Reproduce each line bearing the word "this".

Items from a data source:

##########

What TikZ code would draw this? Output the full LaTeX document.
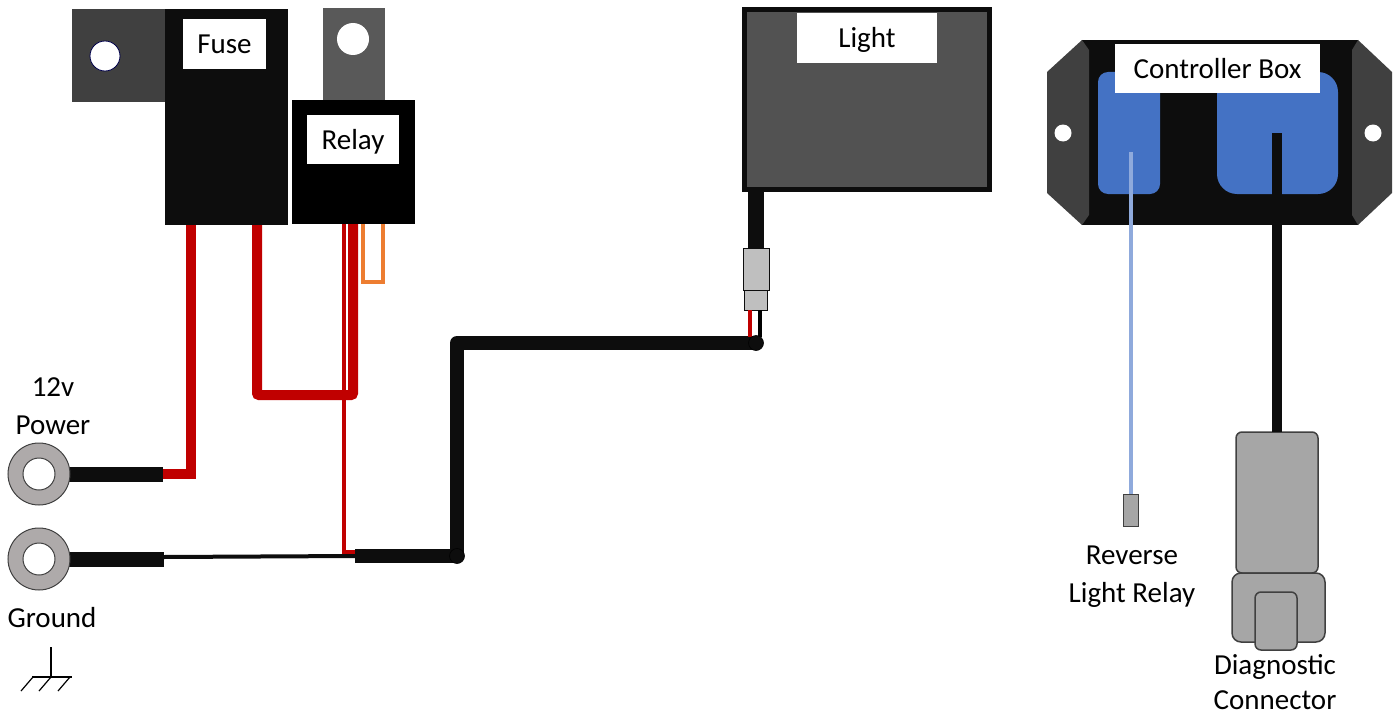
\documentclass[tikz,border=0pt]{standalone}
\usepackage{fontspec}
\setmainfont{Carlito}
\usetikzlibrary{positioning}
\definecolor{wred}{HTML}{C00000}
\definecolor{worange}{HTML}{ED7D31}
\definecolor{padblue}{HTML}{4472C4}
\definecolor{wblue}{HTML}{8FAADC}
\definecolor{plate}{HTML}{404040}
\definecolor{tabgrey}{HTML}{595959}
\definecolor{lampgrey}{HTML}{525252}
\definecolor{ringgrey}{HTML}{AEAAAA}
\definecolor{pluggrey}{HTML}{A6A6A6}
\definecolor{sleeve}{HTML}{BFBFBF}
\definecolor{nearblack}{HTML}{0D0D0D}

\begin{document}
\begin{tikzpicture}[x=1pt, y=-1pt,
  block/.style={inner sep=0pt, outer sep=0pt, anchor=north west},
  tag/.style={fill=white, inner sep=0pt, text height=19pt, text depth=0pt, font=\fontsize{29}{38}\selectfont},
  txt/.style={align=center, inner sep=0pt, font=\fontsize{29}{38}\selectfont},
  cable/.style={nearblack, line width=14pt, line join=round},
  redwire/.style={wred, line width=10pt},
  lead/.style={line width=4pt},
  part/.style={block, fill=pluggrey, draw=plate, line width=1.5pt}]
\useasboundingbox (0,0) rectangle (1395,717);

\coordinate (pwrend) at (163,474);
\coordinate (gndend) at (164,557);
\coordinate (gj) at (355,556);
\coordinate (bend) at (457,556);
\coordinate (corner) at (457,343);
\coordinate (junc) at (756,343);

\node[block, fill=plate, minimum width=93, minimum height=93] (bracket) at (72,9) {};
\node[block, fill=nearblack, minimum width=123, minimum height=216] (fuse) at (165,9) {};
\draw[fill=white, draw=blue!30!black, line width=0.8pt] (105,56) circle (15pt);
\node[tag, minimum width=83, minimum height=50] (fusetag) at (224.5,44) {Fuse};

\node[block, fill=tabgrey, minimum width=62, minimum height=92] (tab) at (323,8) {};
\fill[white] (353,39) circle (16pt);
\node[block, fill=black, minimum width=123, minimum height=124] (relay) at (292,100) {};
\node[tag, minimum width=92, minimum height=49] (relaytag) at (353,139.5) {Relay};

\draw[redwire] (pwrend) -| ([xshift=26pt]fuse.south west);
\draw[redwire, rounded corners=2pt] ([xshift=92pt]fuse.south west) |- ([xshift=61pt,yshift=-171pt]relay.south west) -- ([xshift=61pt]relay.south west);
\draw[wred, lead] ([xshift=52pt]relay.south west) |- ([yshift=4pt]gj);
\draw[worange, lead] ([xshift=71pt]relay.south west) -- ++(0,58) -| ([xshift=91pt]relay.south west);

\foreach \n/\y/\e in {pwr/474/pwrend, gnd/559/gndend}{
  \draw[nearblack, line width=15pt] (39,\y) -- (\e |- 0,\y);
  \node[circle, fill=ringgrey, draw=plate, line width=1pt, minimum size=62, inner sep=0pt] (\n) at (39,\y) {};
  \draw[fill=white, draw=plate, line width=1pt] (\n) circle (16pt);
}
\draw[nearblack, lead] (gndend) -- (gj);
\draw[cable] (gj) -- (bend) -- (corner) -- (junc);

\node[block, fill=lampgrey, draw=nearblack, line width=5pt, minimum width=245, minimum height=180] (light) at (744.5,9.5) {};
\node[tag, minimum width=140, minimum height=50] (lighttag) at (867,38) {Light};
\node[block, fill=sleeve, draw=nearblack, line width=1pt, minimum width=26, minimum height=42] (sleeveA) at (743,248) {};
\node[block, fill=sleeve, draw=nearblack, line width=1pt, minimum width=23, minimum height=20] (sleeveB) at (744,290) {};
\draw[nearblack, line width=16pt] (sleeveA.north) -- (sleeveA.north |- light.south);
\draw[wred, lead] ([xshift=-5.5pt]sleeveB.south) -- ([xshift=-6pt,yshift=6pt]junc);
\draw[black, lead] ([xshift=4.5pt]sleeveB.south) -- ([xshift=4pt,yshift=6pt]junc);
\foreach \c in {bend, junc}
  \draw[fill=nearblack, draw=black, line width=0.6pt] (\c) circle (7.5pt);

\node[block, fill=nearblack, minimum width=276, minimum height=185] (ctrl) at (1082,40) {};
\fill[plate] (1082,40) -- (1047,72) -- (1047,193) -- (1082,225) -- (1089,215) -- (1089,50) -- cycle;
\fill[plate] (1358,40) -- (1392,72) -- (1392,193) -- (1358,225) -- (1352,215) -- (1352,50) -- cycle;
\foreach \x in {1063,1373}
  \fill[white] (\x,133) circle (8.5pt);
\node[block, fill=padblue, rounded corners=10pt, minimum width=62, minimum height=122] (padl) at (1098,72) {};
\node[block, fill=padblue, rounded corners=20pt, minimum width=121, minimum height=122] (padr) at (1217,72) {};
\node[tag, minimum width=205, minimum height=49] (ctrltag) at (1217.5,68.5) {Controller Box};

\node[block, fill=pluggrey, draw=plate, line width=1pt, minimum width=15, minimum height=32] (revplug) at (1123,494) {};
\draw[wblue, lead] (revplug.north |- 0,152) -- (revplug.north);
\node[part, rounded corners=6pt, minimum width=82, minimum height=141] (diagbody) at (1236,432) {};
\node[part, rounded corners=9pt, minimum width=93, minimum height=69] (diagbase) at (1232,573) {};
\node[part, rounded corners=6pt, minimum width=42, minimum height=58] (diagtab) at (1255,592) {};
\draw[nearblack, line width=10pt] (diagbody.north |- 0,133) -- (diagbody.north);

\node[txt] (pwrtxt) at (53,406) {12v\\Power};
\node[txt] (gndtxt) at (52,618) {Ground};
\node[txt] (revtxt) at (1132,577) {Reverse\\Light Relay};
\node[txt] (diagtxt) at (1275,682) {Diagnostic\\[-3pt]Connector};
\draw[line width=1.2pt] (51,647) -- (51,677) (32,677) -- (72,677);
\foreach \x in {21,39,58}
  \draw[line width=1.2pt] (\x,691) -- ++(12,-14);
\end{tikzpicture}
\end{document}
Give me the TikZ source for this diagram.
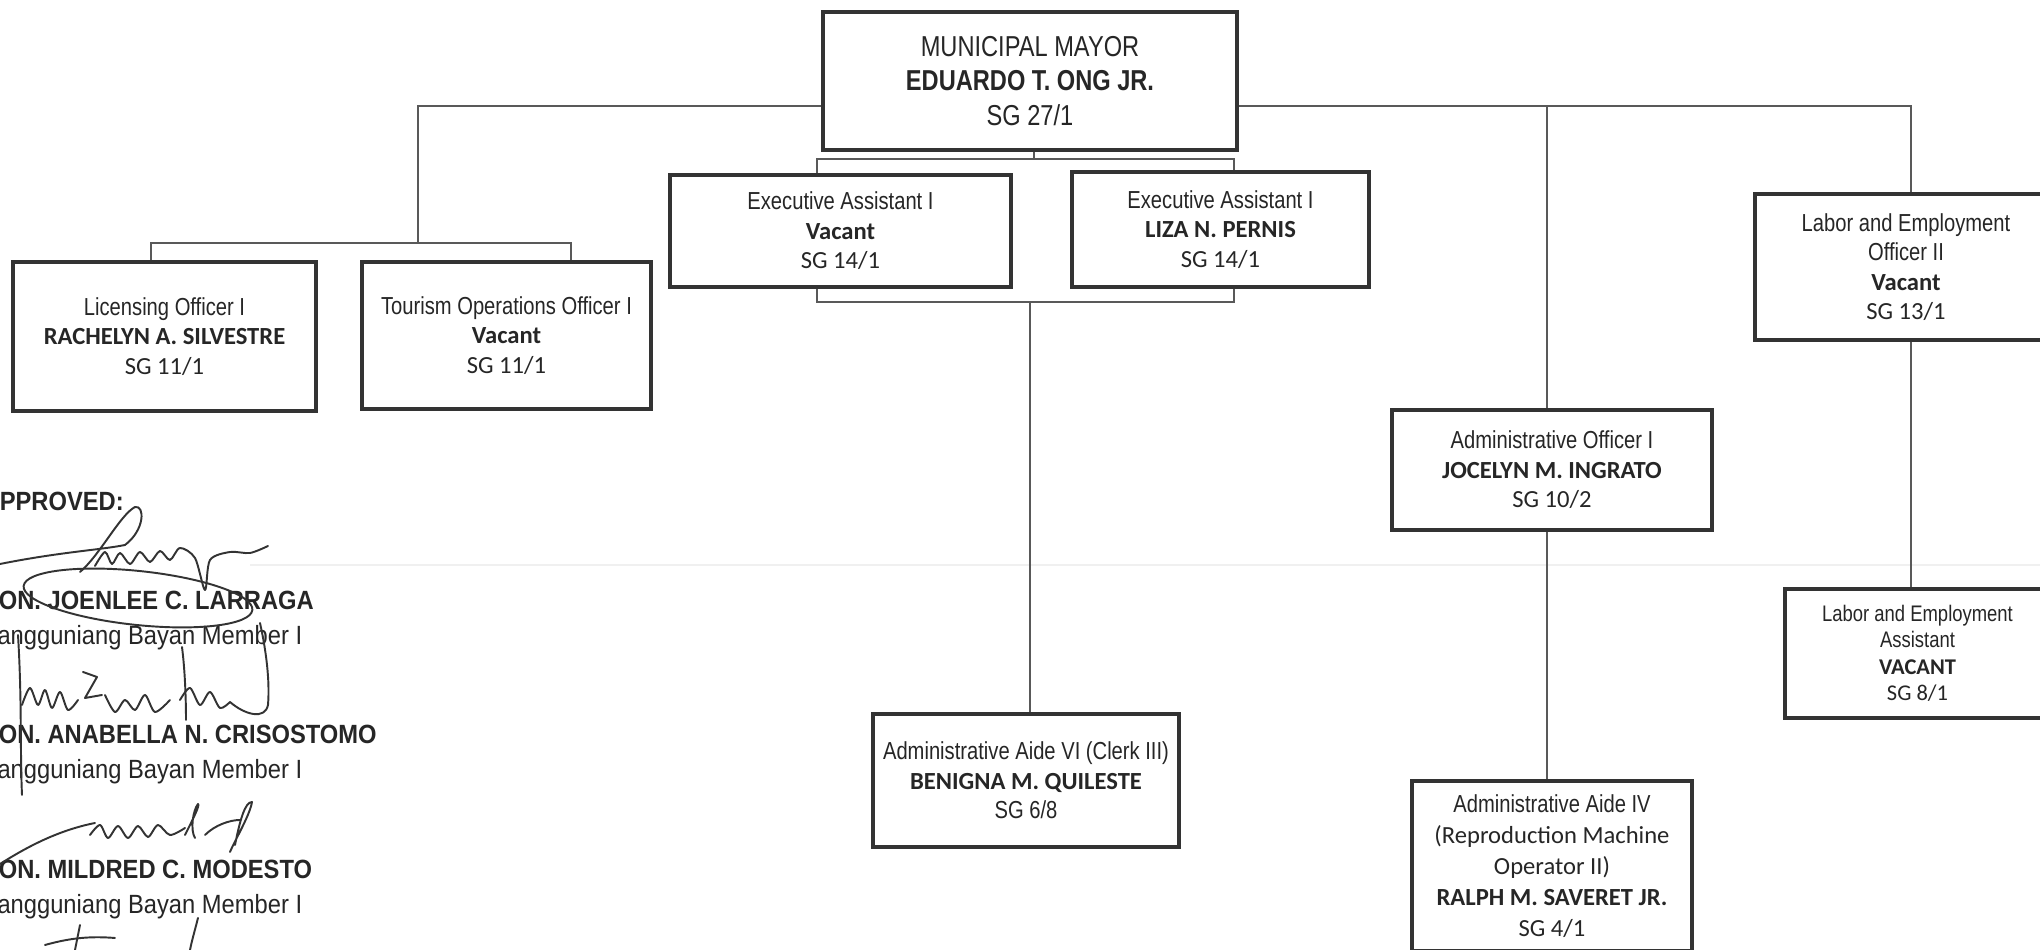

##########

» Task solution:
What TikZ code would draw this? Output the full LaTeX document.
Give me the TikZ source for this diagram.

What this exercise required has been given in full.